When writing, Villar said he doesn't spend a lot of time using complicated poetic forms just because he can. Iinstead, he prefers to showcase the poetic form to exact emotion and the concept of the story. His allegiance is to the story and the images that he's trying to conjure. With this book, he's able to communicate the wishful thinking, the dreaming, the language of energy and hope, and the somnambulant feeling that was present when he was in the relationship; which resonates with readers in a deep and profound way.
Villar's next work will be less "lovey dovey and a lot more political" and will focus on the life that Villar has lived as a Puerto Rican, a Cuban, and a Latino in the United States.

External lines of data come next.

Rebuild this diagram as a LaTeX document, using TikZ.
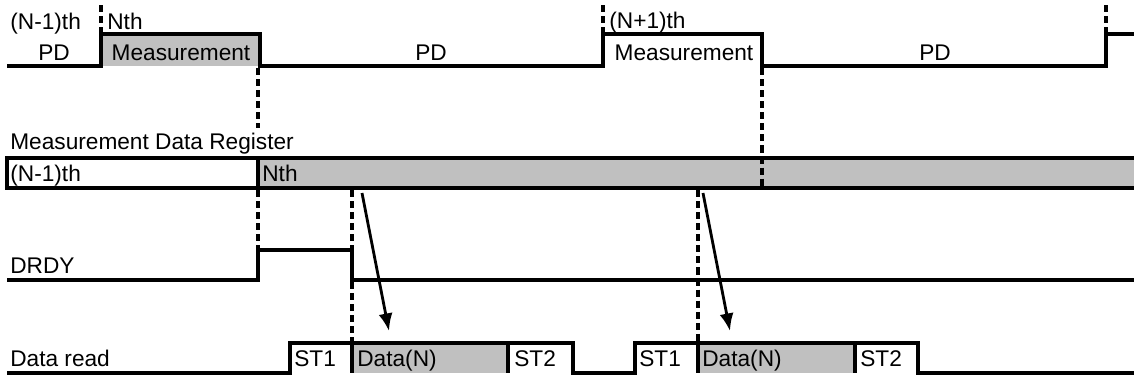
\documentclass[tikz,border=0pt]{standalone}
\usepackage{fontspec}
\setmainfont{Liberation Sans}
\usetikzlibrary{arrows.meta}

\definecolor{datagray}{RGB}{192,192,192}

\tikzset{
  sig/.style={line width=2.6pt, line join=miter},
  guide/.style={line width=1.8pt, dash pattern=on 4pt off 2.3pt},
  lbl/.style={inner sep=0pt, anchor=base west, font=\fontsize{12.9}{16}\selectfont},
  clbl/.style={lbl, anchor=base},
  readarrow/.style={line width=1.6pt, -{Latex[length=10pt,width=8pt]}}
}

\begin{document}
\begin{tikzpicture}[x=0.02cm,y=-0.02cm]

  \useasboundingbox (0,0) rectangle (1134,380);

  % measurement cycle
  \fill[datagray] (101,34) rectangle (260,66);
  \draw[sig] (7,66) -- (101,66) -- (101,34) -- (260,34) -- (260,66) -- (603,66)
    -- (603,34) -- (762,34) -- (762,66) -- (1106,66) -- (1106,34) -- (1134,34);

  \node[lbl] (prev) at (10,29) {(N-1)th};
  \node[lbl] (cur) at (107,29) {Nth};
  \node[lbl] (next) at (609,28) {(N+1)th};
  \node[clbl] (pd1) at (54,60) {PD};
  \node[clbl] (meas1) at (181,60) {Measurement};
  \node[clbl] (pd2) at (431,60) {PD};
  \node[clbl] (meas2) at (684,60) {Measurement};
  \node[clbl] (pd3) at (935,60) {PD};

  % register
  \node[lbl] (reglabel) at (10,149) {Measurement Data Register};
  \fill[datagray] (258,158) rectangle (1134,188);
  \draw[sig] (1134,158) -- (7,158) -- (7,188) -- (1134,188);
  \draw[sig] (258,158) -- (258,188);
  \node[lbl] (regprev) at (10,181) {(N-1)th};
  \node[lbl] (regcur) at (262,181) {Nth};

  % DRDY
  \node[lbl] (drdy) at (10,273) {DRDY};
  \draw[sig] (7,280) -- (258,280) -- (258,250) -- (352,250) -- (352,280) -- (1134,280);

  % data read
  \node[lbl] (dread) at (10,366) {Data read};
  \fill[datagray] (352,343) rectangle (508,373);
  \fill[datagray] (698,343) rectangle (855,373);
  \draw[sig] (7,373) -- (290,373) -- (290,343) -- (573,343) -- (573,373) -- (635,373)
    -- (635,343) -- (918,343) -- (918,373) -- (1134,373);
  \draw[sig] (352,343) -- (352,373);
  \draw[sig] (508,343) -- (508,373);
  \draw[sig] (698,343) -- (698,373);
  \draw[sig] (855,343) -- (855,373);

  \node[lbl] (st1a) at (294,366) {ST1};
  \node[lbl] (data1) at (357,366) {Data(N)};
  \node[lbl] (st2a) at (514,366) {ST2};
  \node[lbl] (st1b) at (639,366) {ST1};
  \node[lbl] (data2) at (702,366) {Data(N)};
  \node[lbl] (st2b) at (860,366) {ST2};

  % timing guides
  \draw[guide] (101,5) -- (101,34);
  \draw[guide] (603,5) -- (603,34);
  \draw[guide] (1106,5) -- (1106,34);
  \draw[guide] (258,68) -- (258,128);
  \draw[guide] (258,190) -- (258,250);
  \draw[guide] (762,68) -- (762,188);
  \draw[guide] (352,190) -- (352,250);
  \draw[guide] (352,282) -- (352,343);
  \draw[guide] (698,190) -- (698,343);

  % read-out arrows
  \coordinate (from1) at (362,193);
  \coordinate (to1) at (389,331);
  \coordinate (from2) at (703,193);
  \coordinate (to2) at (730,331);
  \draw[readarrow] (from1) -- (to1);
  \draw[readarrow] (from2) -- (to2);

\end{tikzpicture}
\end{document}
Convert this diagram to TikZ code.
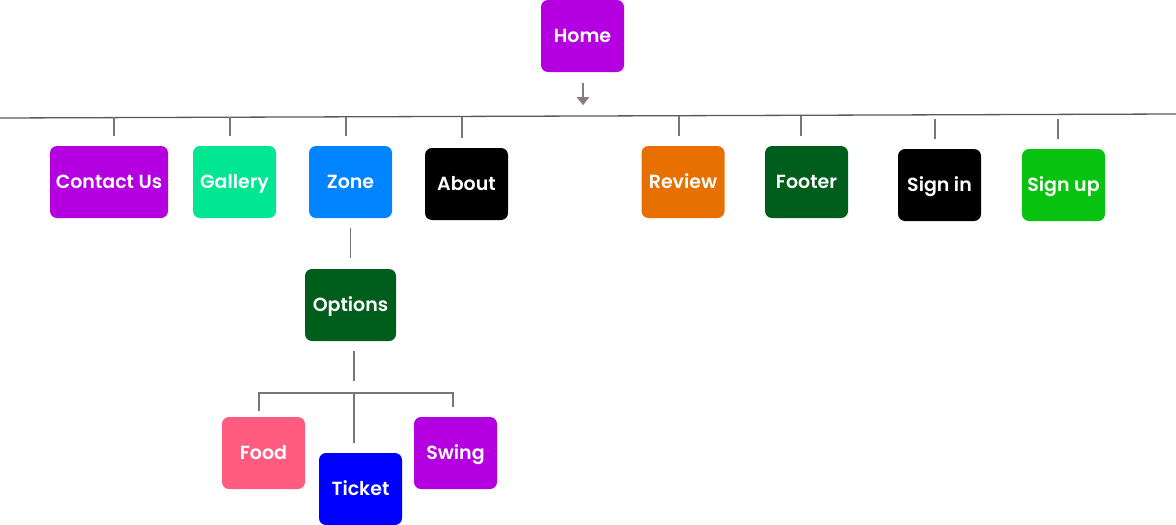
\documentclass[tikz,border=0pt]{standalone}
\usepackage{fontspec}
\setmainfont{Poppins}[UprightFont=* SemiBold]
\usetikzlibrary{arrows.meta}
\definecolor{purp}{HTML}{B400E0}
\definecolor{mint}{HTML}{00E691}
\definecolor{sky}{HTML}{0084FF}
\definecolor{orng}{HTML}{E87000}
\definecolor{forest}{HTML}{005E1C}
\definecolor{lime}{HTML}{07C20F}
\definecolor{rose}{HTML}{FF5C80}
\definecolor{wire}{HTML}{777777}
\definecolor{tip}{HTML}{8C7C7C}

\begin{document}
\begin{tikzpicture}[x=1pt,y=-1pt,
  box/.style={rounded corners=7pt, minimum width=83pt, minimum height=72pt, inner sep=2pt, text height=13pt, text depth=0pt, text=white, font=\fontsize{19}{22}\selectfont},
  link/.style={wire, line width=1.4pt},
  down/.style={tip, line width=2.2pt, -{Triangle[width=12pt,length=8pt]}}]
\useasboundingbox (0,0) rectangle (1176,525);
\node[box, fill=purp] (home) at (582.5,36) {Home};
\node[box, fill=purp, minimum width=118pt] (contact) at (109,182) {Contact Us};
\node[box, fill=mint] (gallery) at (234.5,182) {Gallery};
\node[box, fill=sky] (zone) at (350.5,182) {Zone};
\node[box, fill=black] (about) at (466.5,184) {About};
\node[box, fill=orng] (review) at (683,182) {Review};
\node[box, fill=forest] (footer) at (806.5,182) {Footer};
\node[box, fill=black] (signin) at (939.5,185) {Sign in};
\node[box, fill=lime] (signup) at (1063.5,185) {Sign up};
\node[box, fill=forest, minimum width=91pt] (options) at (350.5,305) {Options};
\node[box, fill=rose] (food) at (263.5,453) {Food};
\node[box, fill=blue] (ticket) at (360.5,489) {Ticket};
\node[box, fill=purp] (swing) at (455.5,453) {Swing};
\coordinate (busL) at (0,118);
\coordinate (busR) at (1176,114);
\coordinate (fork) at (354,393);
\draw[down] (home.south) ++(0.5,11) -- ++(0,22);
\draw[wire!75!black, line width=1.3pt] (busL) -- (busR);
\draw[link] (contact.north) ++(5,-10) -- ++(0,-19);
\draw[link] (gallery.north) ++(-4.5,-10) -- ++(0,-19);
\draw[link] (zone.north) ++(-4.5,-10) -- ++(0,-19);
\draw[link] (about.north) ++(-4.5,-10) -- ++(0,-21);
\draw[link] (review.north) ++(-4,-10) -- ++(0,-20);
\draw[link] (footer.north) ++(-5.5,-10) -- ++(0,-20);
\draw[link] (signin.north) ++(-4.5,-10) -- ++(0,-20);
\draw[link] (signup.north) ++(-5.5,-10) -- ++(0,-20);
\draw[link] (zone.south) ++(0,10) -- ++(0,30);
\draw[link] (options.south) ++(3.5,10) -- ++(0,30);
\draw[link] ([shift={(-4.5,-6)}]food.north) |- (fork) -| ([shift={(-2.5,-10)}]swing.north);
\draw[link] (fork) -- ++(0,50);
\end{tikzpicture}
\end{document}
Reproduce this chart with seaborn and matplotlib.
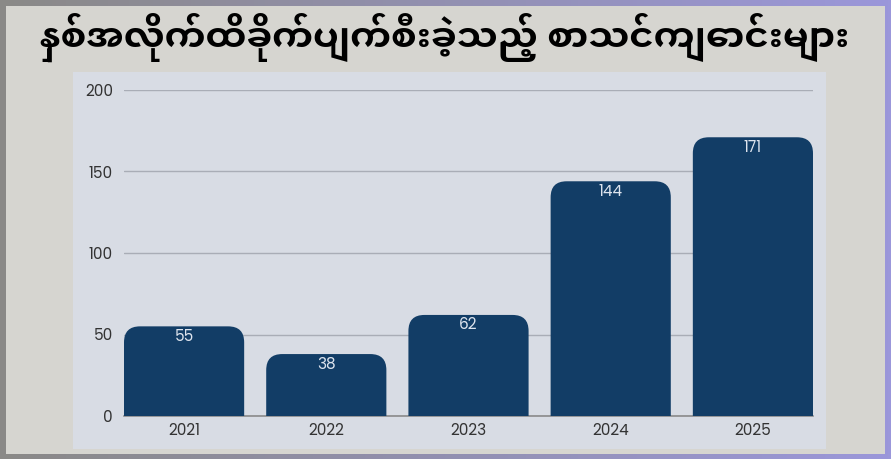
import numpy as np
import pandas as pd
import seaborn as sns
import matplotlib as mpl
import matplotlib.pyplot as plt
from matplotlib.patches import FancyBboxPatch, Rectangle

# Data
title = "နှစ်အလိုက်ထိခိုက်ပျက်စီးခဲ့သည့် စာသင်ကျောင်းများ"
years = ["2021", "2022", "2023", "2024", "2025"]
schools = [55, 38, 62, 144, 171]
yticks = [0, 50, 100, 150, 200]

bar_color = "#123d66"
panel_color = "#d8dce4"
frame_color = "#d6d5d0"

sns.set_theme(style="white")
plt.rcParams['font.family'] = ["Poppins", "DejaVu Sans"]

df = pd.DataFrame({"year": years, "schools": schools})

W, H = 891, 459
fig = plt.figure(figsize=(W / 100, H / 100), dpi=100)

# gradient border behind everything
bg = fig.add_axes([0, 0, 1, 1], zorder=-10)
grad = np.linspace(0, 1, 256)[None, :, None]
c0 = np.array(mpl.colors.to_rgb("#8a8987"))
c1 = np.array(mpl.colors.to_rgb("#9b97da"))
bg.imshow(c0 * (1 - grad) + c1 * grad, aspect='auto', extent=[0, 1, 0, 1])
bg.add_patch(Rectangle((6 / W, 5 / H), (885 - 6) / W, (453 - 5) / H,
                       color=frame_color, lw=0))
bg.add_patch(Rectangle((73 / W, (H - 449) / H), (826 - 73) / W, (449 - 72) / H,
                       color=panel_color, lw=0))
bg.set_xlim(0, 1)
bg.set_ylim(0, 1)
bg.axis('off')

# title
fig.text(445 / W, 1 - 37 / H, title, ha='center', va='center',
         fontsize=26.5, fontweight='bold', color='black',
         family=["Noto Sans Myanmar UI", "DejaVu Sans"])

# main axes: x 124..813 px, y 90(200)..416(0)
ax = fig.add_axes([124 / W, (H - 416) / H, (813 - 124) / W, (416 - 90) / H])
ax.set_facecolor('none')
sns.barplot(data=df, x="year", y="schools", color=bar_color, saturation=1,
            width=0.845, ax=ax)

ax.set_ylim(0, 200)
ax.set_xlim(-0.4225, 4.4225)
ax.set_yticks(yticks)
ax.yaxis.grid(True, color="#a9adb6", lw=1)
ax.set_axisbelow(True)
sns.despine(ax=ax, left=True, top=True, right=True, bottom=False)
ax.spines['bottom'].set_color("#8a8a8a")
ax.spines['bottom'].set_linewidth(1.2)
ax.set_xlabel("")
ax.set_ylabel("")
ax.tick_params(axis='both', length=0, labelsize=11, colors="#333333")
ax.tick_params(axis='y', pad=8)
ax.tick_params(axis='x', pad=5)

# swap bars for rounded-top versions
px_x = (813 - 124) / 4.845
px_y = (416 - 90) / 200
rad = 16
for p in list(ax.patches):
    x0, w, h = p.get_x(), p.get_width(), p.get_height()
    p.remove()
    rb = FancyBboxPatch((x0, -40), w, h + 40,
                        boxstyle=f"round,pad=0,rounding_size={rad / px_x}",
                        mutation_aspect=px_x / px_y,
                        fc=bar_color, ec='none', zorder=3)
    ax.add_patch(rb)
    ax.text(x0 + w / 2, h - 10.5 / px_y, f"{h:.0f}", ha='center', va='center',
            color="#dde4ee", fontsize=11, zorder=4)

fig.savefig("out.png", dpi=100)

"I try to investigate what those terms actually mean, because the term Latino was, in some ways, kind of hoisted upon us. We didn't know what it mean until it was presented by the U.S. Census Bureau. A lot of my writing around identity focuses on the historical. How did these particular identities put us where we are — put us in the conditions that we find ourselves in as opposed to others? What are the social connections between our government policies and the then-colonies, which arguably still are colonies? I want investigate exactly what it is that makes us 'other.'"
When Villar isn't writing, he spends time working with his grassroots project, Acentos, a revolving collective that, over the years, has been a reading series, a workshop, an online journal for Latino writers, and host to a number of other projects — including an assembly of 33 Latino poets from different backgrounds and schools of poetry in NYC in 2008, and a protest reading that drew Latino, African American, and Native American writers, as well as writers from across the spectrum of consciousness. Acentos' online journal, Acentos Review, features new and veteran writers, and published an interview with the great Ana Castillo.
Fresh off of readings in Washington, D.C. and Harlem, Villar will be hosting an eight week-long summer workshop at La Casa Azul, where he will teach poetry to 15 students. Also, Villar will be reading at the Bryant Park Reading Room, in partnership with Poets and Writers, on September 9th. He'll be reading alongside T'ai Freedom Ford, Kamilah Aisha Moon, and Tung-Hui Hu.